As the authors write, “Among those partnerships with a strong focus on improving care delivery, most acknowledge the importance of addressing nonclinical factors that influence health, such as safe and affordable housing, but have yet to expand their own strategies to do so. Few partnerships,” they state, “are engaging with others in ways that ensure more balanced portfolios within their regions. It is relatively common for groups to connect health and education, for example, through a focus on early childhood development and broader concepts of lifelong health. However, relatively few have working relationships with leaders in economic development, housing, the built environment, or regional planning—all of which are important avenues for improving health and well-being.”
What’s more, the researchers note, “[L]eaders are not taking the risks necessary to broaden strategies. We found that many partnerships earned their authority by playing neutral roles when convening and educating stakeholders, coordinating needs assessments, or tracking performance. They believe that their neutrality creates safe spaces where stakeholders with vested interests can work together, and they vigorously safeguard that neutrality.” Further, the partnerships “tend to prioritize group harmony over the difficult conversations that are required—and inevitable—when competing parties entertain strategies that will upset the status quo. Many partnership conveners are reluctant to expose competing interests, and they sometimes assume, naively, that leaders will do so themselves when gathered together.” Among those competing interests? Market competition among hospitals and health systems.
All of this should be of great interest to the leaders of patient care organizations now moving into collaborative partnerships with health plans, community health entities, and public health agencies. Inevitably, as providers expand their horizons and push into new territory, they will face new and expanded challenges.
Clearly, based on this research and analysis, provider leaders attempting to collaborate with other organizations will need to work out broad process governance and data governance issues, and will need to rethink what it means to share information, and how to do so.
And ultimately, provider leaders are going to need to start planning for all of this now. It’s a daunting prospect, of course; but it’s also a prospect that the leaders of hospitals, medical groups, and health systems, should welcome, as they expand outwards towards true community-wide health improvement work.

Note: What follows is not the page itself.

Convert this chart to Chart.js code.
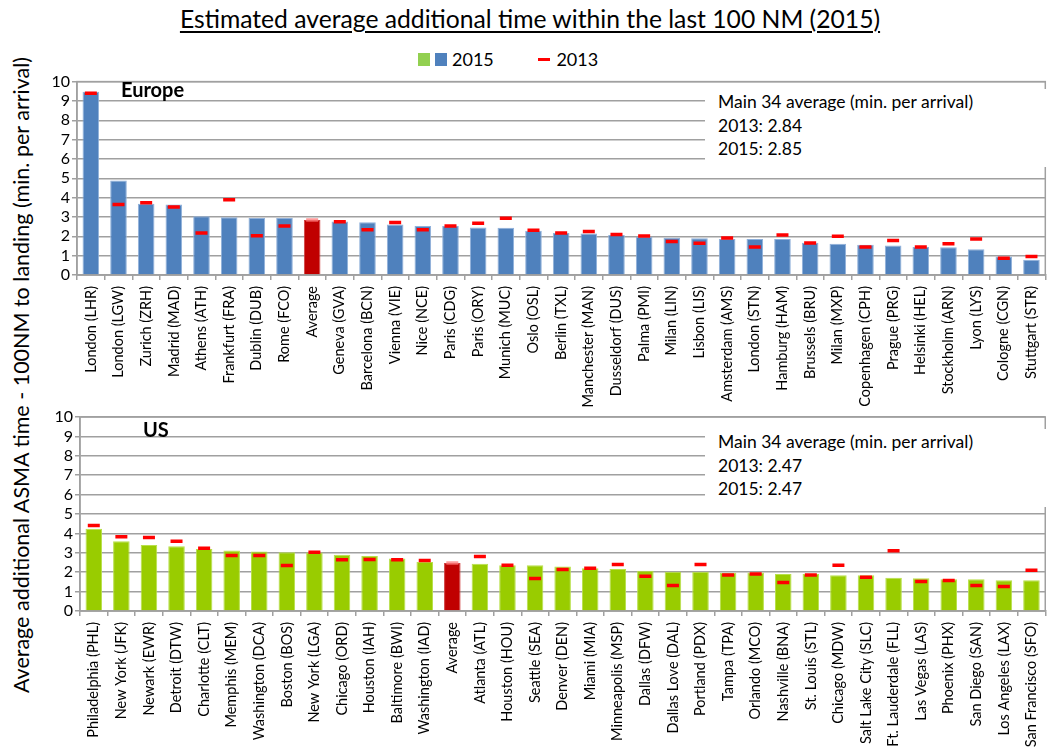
<!DOCTYPE html>
<html>
<head>
<meta charset="utf-8">
<script src="https://cdn.jsdelivr.net/npm/chart.js@4.4.1/dist/chart.umd.min.js"></script>
<style>
  body { margin: 0; width: 1055px; height: 749px; background: #fff; position: relative; overflow: hidden;
         font-family: Lato, "Liberation Sans", sans-serif; color: #000; }
  .wrap { position: absolute; left: 0; width: 1055px; }
  #title { position: absolute; top: 4px; left: 0; width: 1060px; text-align: center; font-size: 24.7px; text-decoration: underline; text-underline-offset: 3px; }
  #legend { position: absolute; top: 46px; left: 418px; font-size: 18px; white-space: nowrap; }
  #legend span { display: inline-block; vertical-align: middle; }
  .sw { width: 12px; height: 13px; margin-right: 5px; }
  .dash { width: 12px; height: 3px; background: #ff0000; margin: 0 6px 0 40px; }
  #ytitle { position: absolute; left: 21px; top: 375px; transform: translate(-50%, -50%) rotate(-90deg); white-space: nowrap; font-size: 21.5px; }
  .region { position: absolute; font-weight: bold; font-size: 20px; }
  .note { position: absolute; background: #fff; font-size: 17.5px; line-height: 23.5px; padding: 1px 0 0 13px; box-sizing: border-box; }
</style>
</head>
<body>
<div id="title">Estimated average additional time within the last 100 NM (2015)</div>
<div id="legend">
  <span class="sw" style="background:#92d050"></span><span class="sw" style="background:#4f81bd"></span><span>2015</span>
  <span class="dash"></span><span>2013</span>
</div>
<div id="ytitle">Average additional ASMA time - 100NM to landing (min. per arrival)</div>

<div class="wrap" style="top:70px;height:340px"><canvas id="europe-chart" width="1055" height="340"></canvas></div>
<div class="wrap" style="top:405px;height:344px"><canvas id="us-chart" width="1055" height="344"></canvas></div>

<div class="region" style="left:121px;top:77px">Europe</div>
<div class="region" style="left:143px;top:417px">US</div>
<div class="note" id="europe-note" style="left:705px;top:89px;width:343px;height:78px"></div>
<div class="note" id="us-note" style="left:705px;top:429px;width:343px;height:78px"></div>

<script>
// Europe: 34 main airports plus the average, sorted by 2015 value
const europeLabels = ['London (LHR)', 'London (LGW)', 'Zurich (ZRH)', 'Madrid (MAD)', 'Athens (ATH)',
    'Frankfurt (FRA)', 'Dublin (DUB)', 'Rome (FCO)', 'Average', 'Geneva (GVA)', 'Barcelona (BCN)',
    'Vienna (VIE)', 'Nice (NCE)', 'Paris (CDG)', 'Paris (ORY)', 'Munich (MUC)', 'Oslo (OSL)',
    'Berlin (TXL)', 'Manchester (MAN)', 'Dusseldorf (DUS)', 'Palma (PMI)', 'Milan (LIN)',
    'Lisbon (LIS)', 'Amsterdam (AMS)', 'London (STN)', 'Hamburg (HAM)', 'Brussels (BRU)',
    'Milan (MXP)', 'Copenhagen (CPH)', 'Prague (PRG)', 'Helsinki (HEL)', 'Stockholm (ARN)',
    'Lyon (LYS)', 'Cologne (CGN)', 'Stuttgart (STR)'];
const europe2015 = [9.48, 4.88, 3.69, 3.65, 3.04, 2.99, 2.95, 2.95, 2.85, 2.76, 2.73,
    2.61, 2.53, 2.53, 2.46, 2.44, 2.29, 2.17, 2.15, 2.07, 1.98, 1.93,
    1.90, 1.86, 1.86, 1.86, 1.67, 1.61, 1.56, 1.52, 1.45, 1.44, 1.33, 0.96, 0.79];
const europe2013 = [9.40, 3.65, 3.73, 3.52, 2.17, 3.89, 2.03, 2.53, 2.84, 2.75, 2.34,
    2.71, 2.34, 2.53, 2.68, 2.94, 2.31, 2.17, 2.25, 2.10, 2.02, 1.73,
    1.64, 1.91, 1.45, 2.07, 1.66, 2.00, 1.45, 1.78, 1.45, 1.61, 1.86, 0.86, 0.96];

// US: 34 main airports plus the average
const usLabels = ['Philadelphia (PHL)', 'New York (JFK)', 'Newark (EWR)', 'Detroit (DTW)',
    'Charlotte (CLT)', 'Memphis (MEM)', 'Washington (DCA)', 'Boston (BOS)', 'New York (LGA)',
    'Chicago (ORD)', 'Houston (IAH)', 'Baltimore (BWI)', 'Washington (IAD)', 'Average',
    'Atlanta (ATL)', 'Houston (HOU)', 'Seattle (SEA)', 'Denver (DEN)', 'Miami (MIA)',
    'Minneapolis (MSP)', 'Dallas (DFW)', 'Dallas Love (DAL)', 'Portland (PDX)', 'Tampa (TPA)',
    'Orlando (MCO)', 'Nashville (BNA)', 'St. Louis (STL)', 'Chicago (MDW)', 'Salt Lake City (SLC)',
    'Ft. Lauderdale (FLL)', 'Las Vegas (LAS)', 'Phoenix (PHX)', 'San Diego (SAN)',
    'Los Angeles (LAX)', 'San Francisco (SFO)'];
const us2015 = [4.24, 3.59, 3.40, 3.34, 3.19, 3.12, 3.07, 3.03, 3.02, 2.90, 2.83, 2.71,
    2.53, 2.47, 2.43, 2.36, 2.36, 2.29, 2.21, 2.16, 2.07, 2.02, 2.02, 1.97,
    1.98, 1.91, 1.91, 1.84, 1.84, 1.72, 1.69, 1.64, 1.64, 1.59, 1.59];
const us2013 = [4.41, 3.83, 3.79, 3.59, 3.24, 2.86, 2.86, 2.34, 3.03, 2.64, 2.66, 2.64,
    2.60, 2.47, 2.81, 2.36, 1.67, 2.14, 2.21, 2.40, 1.79, 1.31, 2.40, 1.86,
    1.91, 1.47, 1.86, 2.36, 1.74, 3.10, 1.52, 1.57, 1.31, 1.26, 2.10];

const yMin = 0;
const yMax = 10;
const yStep = 1;

const FONT = 'Lato, "Liberation Sans", sans-serif';
const GRID = '#a0a0a0';

// Frame around the plot area (left axis, right edge, baseline)
const plotFrame = {
    id: 'plotFrame',
    beforeDatasetsDraw(chart) {
        const a = chart.chartArea;
        const ctx = chart.ctx;
        ctx.save();
        ctx.strokeStyle = GRID;
        ctx.lineWidth = 1.5;
        ctx.strokeRect(a.left, a.top, a.right - a.left, a.bottom - a.top);
        ctx.restore();
    }
};

function makeChart(id, labels, v2015, v2013, barColor, barEdge, box) {
    const avgIdx = labels.indexOf('Average');
    const colors = labels.map((l, i) => i === avgIdx ? '#c00000' : barColor);
    const edges = labels.map((l, i) => i === avgIdx ? '#d04040' : barEdge);
    const marks = labels.map((l, i) => i === avgIdx ? 'rgba(255,120,120,0.75)' : '#ff0000');

    return new Chart(document.getElementById(id), {
        type: 'bar',
        data: {
            labels: labels,
            datasets: [{
                type: 'line',
                label: '2013',
                data: v2013,
                showLine: false,
                pointStyle: 'line',
                pointRadius: 6,
                pointBorderWidth: 3.5,
                pointBorderColor: marks,
                pointHoverRadius: 6,
                order: 0
            }, {
                label: '2015',
                data: v2015,
                backgroundColor: colors,
                borderColor: edges,
                borderWidth: 1,
                borderSkipped: 'bottom',
                categoryPercentage: 1,
                barPercentage: 0.6,
                order: 1
            }]
        },
        options: {
            responsive: false,
            animation: false,
            layout: { padding: { top: box.top, right: 5, left: 0, bottom: 0 } },
            plugins: { legend: { display: false }, tooltip: { enabled: false } },
            scales: {
                x: {
                    // short tick marks between categories, below the axis only
                    grid: { display: true, offset: true, drawOnChartArea: false, color: GRID, lineWidth: 1.5, tickLength: 5 },
                    border: { display: true, color: GRID, width: 1.5 },
                    ticks: {
                        autoSkip: false,
                        minRotation: 90,
                        maxRotation: 90,
                        padding: 6,
                        color: '#000',
                        font: { family: FONT, size: 14.5 }
                    },
                    afterFit: function(scale) { scale.height = box.xHeight; }
                },
                y: {
                    min: yMin,
                    max: yMax,
                    grid: { color: GRID, lineWidth: 1.5, tickLength: 5 },
                    border: { display: true, color: GRID, width: 1.5 },
                    ticks: {
                        stepSize: yStep,
                        autoSkip: false,
                        padding: 2,
                        color: '#000',
                        font: { family: FONT, size: 16 }
                    },
                    afterFit: function(scale) { scale.width = box.yWidth; }
                }
            }
        },
        plugins: [plotFrame]
    });
}

function noteText(v2013, v2015, labels) {
    const i = labels.indexOf('Average');
    return 'Main 34 average (min. per arrival)<br>2013: ' + v2013[i].toFixed(2) +
        '<br>2015: ' + v2015[i].toFixed(2);
}

makeChart('europe-chart', europeLabels, europe2015, europe2013, '#4f81bd', '#8fb0da',
    { top: 10, xHeight: 135, yWidth: 77 });
makeChart('us-chart', usLabels, us2015, us2013, '#99cc00', '#b8e04a',
    { top: 12, xHeight: 138, yWidth: 80 });

document.getElementById('europe-note').innerHTML = noteText(europe2013, europe2015, europeLabels);
document.getElementById('us-note').innerHTML = noteText(us2013, us2015, usLabels);
</script>
</body>
</html>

Not surprisingly, healthcare IT leaders will be in the thick of all of this, as they have been all along. What will be exceptionally important for CIOs, CMIOs, CNIOs, CTOs, and others, will be to think broadly and strategically about where their efforts are headed. And yes, much of this will inevitably seem rather amorphous right now; but it must be considered, even as a broad-horizon set of issues.
And, even with the challenges that these researchers have uncovered and analyzed, there is immense potential in community-wide health improvement initiatives. Are broad, heterogeneous coalitions and alliances messy and complicated? They absolutely are. But they also contain within them the seeds of great advances in the health of entire communities. So the next few years will be fascinating in this regard. And yes, once again, healthcare IT leaders will be right in the middle of all of this—so yes, now is a good time to start thinking very broadly about these horizon issues—because they will emerge—and will be additional to-do-list items for healthcare IT leaders to manage and master.
Welcome to the future of healthcare.